Unlike the salt works of warmer climates, where salt water evaporates on its own to make salt, the Siekaniecs make a rapid boil of seawater and then a slow evaporation to create the crystals. In May, Alaska Salt Works opens a shop in a building on Ocean Drive near FAA Road they will share with Salmon Sisters. Britni Siekaniec also worked with Salmon Sisters in its little trailer shop at the same place last summer.
“We’re going all in on this business,” she said.
Being a mom to a young child has long been a challenge for artists and writers. Siekaniec said initially parenthood had been a barrier to her work.

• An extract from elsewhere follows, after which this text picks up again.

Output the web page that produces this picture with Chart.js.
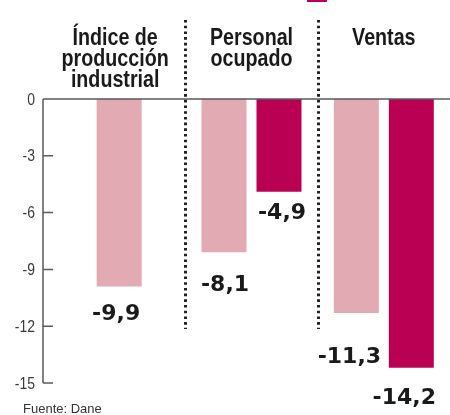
<!DOCTYPE html>
<html>
<head>
<meta charset="utf-8">
<script src="https://cdn.jsdelivr.net/npm/chart.js@4"></script>
<style>
  html, body { margin: 0; padding: 0; background: #fff; }
  #wrap { width: 450px; height: 415px; position: relative; }
</style>
</head>
<body>
<div id="wrap"><canvas id="industryChart"></canvas></div>
<script>
var categories = [["Índice de", "producción", "industrial"], ["Personal", "ocupado"], ["Ventas"]];
var pinkValues = [-9.9, -8.1, -11.3];
var darkValues = [null, -4.9, -14.2];
var yTicks = [0, -3, -6, -9, -12, -15];
var sourceText = "Fuente: Dane";

var pinkColor = "#e2aab2";
var darkColor = "#ba0052";

// nudges for the value labels: [dx, baseline distance below bar end]
var labelShift = [
  [[-3, 34], [1, 39], [-7, 50]],
  [null, [3, 27], [-7, 36]]
];

function fmt(v) {
  return v.toFixed(1).replace(".", ",");
}

// narrow text: regular sans squeezed horizontally
function narrowText(ctx, text, x, y, squeeze) {
  ctx.save();
  ctx.translate(x, y);
  ctx.scale(squeeze, 1);
  ctx.fillText(text, 0, 0);
  ctx.restore();
}

var decorPlugin = {
  id: "decor",
  afterDraw: function (chart) {
    var ctx = chart.ctx;
    var area = chart.chartArea;
    var x = chart.scales.x;
    var y = chart.scales.y;
    var axisX = area.left - 10;
    ctx.save();

    // separators between groups
    ctx.strokeStyle = "#222";
    ctx.lineWidth = 3;
    ctx.setLineDash([2.6, 3.1]);
    for (var i = 0; i < categories.length - 1; i++) {
      var sx = Math.round((x.getPixelForValue(i) + x.getPixelForValue(i + 1)) / 2) + 0.5;
      ctx.beginPath();
      ctx.moveTo(sx, 20);
      ctx.lineTo(sx, 329);
      ctx.stroke();
    }
    ctx.setLineDash([]);

    // y axis line, inner ticks and zero line
    ctx.strokeStyle = "#5a5a5a";
    ctx.lineWidth = 1.5;
    ctx.beginPath();
    ctx.moveTo(axisX, y.getPixelForValue(0));
    ctx.lineTo(axisX, y.getPixelForValue(-15));
    yTicks.forEach(function (t) {
      var py = y.getPixelForValue(t);
      ctx.moveTo(axisX, py);
      ctx.lineTo(t === 0 ? chart.width : axisX + 10, py);
    });
    ctx.stroke();

    // tick labels
    ctx.fillStyle = "#3a3a3a";
    ctx.font = "17px 'Liberation Sans', sans-serif";
    ctx.textAlign = "right";
    ctx.textBaseline = "middle";
    yTicks.forEach(function (t) {
      narrowText(ctx, String(t), 35, y.getPixelForValue(t) + 1, 0.82);
    });

    // group titles
    ctx.fillStyle = "#1a1a1a";
    ctx.font = "bold 24px 'Liberation Sans', sans-serif";
    ctx.textAlign = "center";
    ctx.textBaseline = "alphabetic";
    categories.forEach(function (lines, i) {
      var cx = x.getPixelForValue(i) - (i === 0 ? 4 : 0);
      lines.forEach(function (line, j) {
        narrowText(ctx, line, cx, 45 + j * 21, 0.82);
      });
    });

    // value labels
    ctx.font = "bold 22px 'DejaVu Sans', sans-serif";
    chart.data.datasets.forEach(function (ds, di) {
      var meta = chart.getDatasetMeta(di);
      ds.data.forEach(function (v, k) {
        if (v === null) return;
        var bar = meta.data[k];
        var sh = labelShift[di][k];
        ctx.fillText(fmt(v), bar.x + sh[0], bar.y + sh[1]);
      });
    });

    // legend swatch cut at the top edge
    ctx.fillStyle = darkColor;
    ctx.fillRect(307, -8, 20, 10);

    // source
    ctx.fillStyle = "#333";
    ctx.textAlign = "left";
    ctx.font = "13px 'Liberation Sans', sans-serif";
    ctx.fillText(sourceText, 23, 413);

    ctx.restore();
  }
};

new Chart(document.getElementById("industryChart").getContext("2d"), {
  type: "bar",
  data: {
    labels: categories,
    datasets: [
      {
        label: "pink",
        data: pinkValues,
        backgroundColor: pinkColor,
        barPercentage: 0.818,
        categoryPercentage: 0.831,
        maxBarThickness: 45
      },
      {
        label: "dark",
        data: darkValues,
        backgroundColor: darkColor,
        barPercentage: 0.818,
        categoryPercentage: 0.831,
        maxBarThickness: 45
      }
    ]
  },
  options: {
    responsive: true,
    maintainAspectRatio: false,
    animation: false,
    skipNull: true,
    layout: { padding: { top: 99, bottom: 32, left: 0, right: 0 } },
    plugins: {
      legend: { display: false },
      tooltip: { enabled: false }
    },
    scales: {
      x: { display: false },
      y: {
        min: -15,
        max: 0,
        afterFit: function (scale) { scale.width = 53; },
        afterBuildTicks: function (scale) {
          scale.ticks = yTicks.map(function (v) { return { value: v }; });
        },
        grid: { display: false, drawTicks: false },
        border: { display: false },
        ticks: { display: false }
      }
    }
  },
  plugins: [decorPlugin]
});
</script>
</body>
</html>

“Since she was born I went for a year, a year and a half, without painting,” she said. “Now I’m able to include her.”
Having a supportive husband also helps.
“Casey is a super dad. I couldn’t do it without him. He’s always present,” she said.
A life outside a 9-to-5 day job also gives her the freedom to create as well as to enjoy family.
“Our work schedule is around her (Hadley’s) nap schedule and what she has going on. We have the freedom to take a walk at 3 in the afternoon,” she said. “… It’s a cool family dynamic we have going on here.”
Family, business, art: Siekaniec said she’s figuring out how to juggle all three.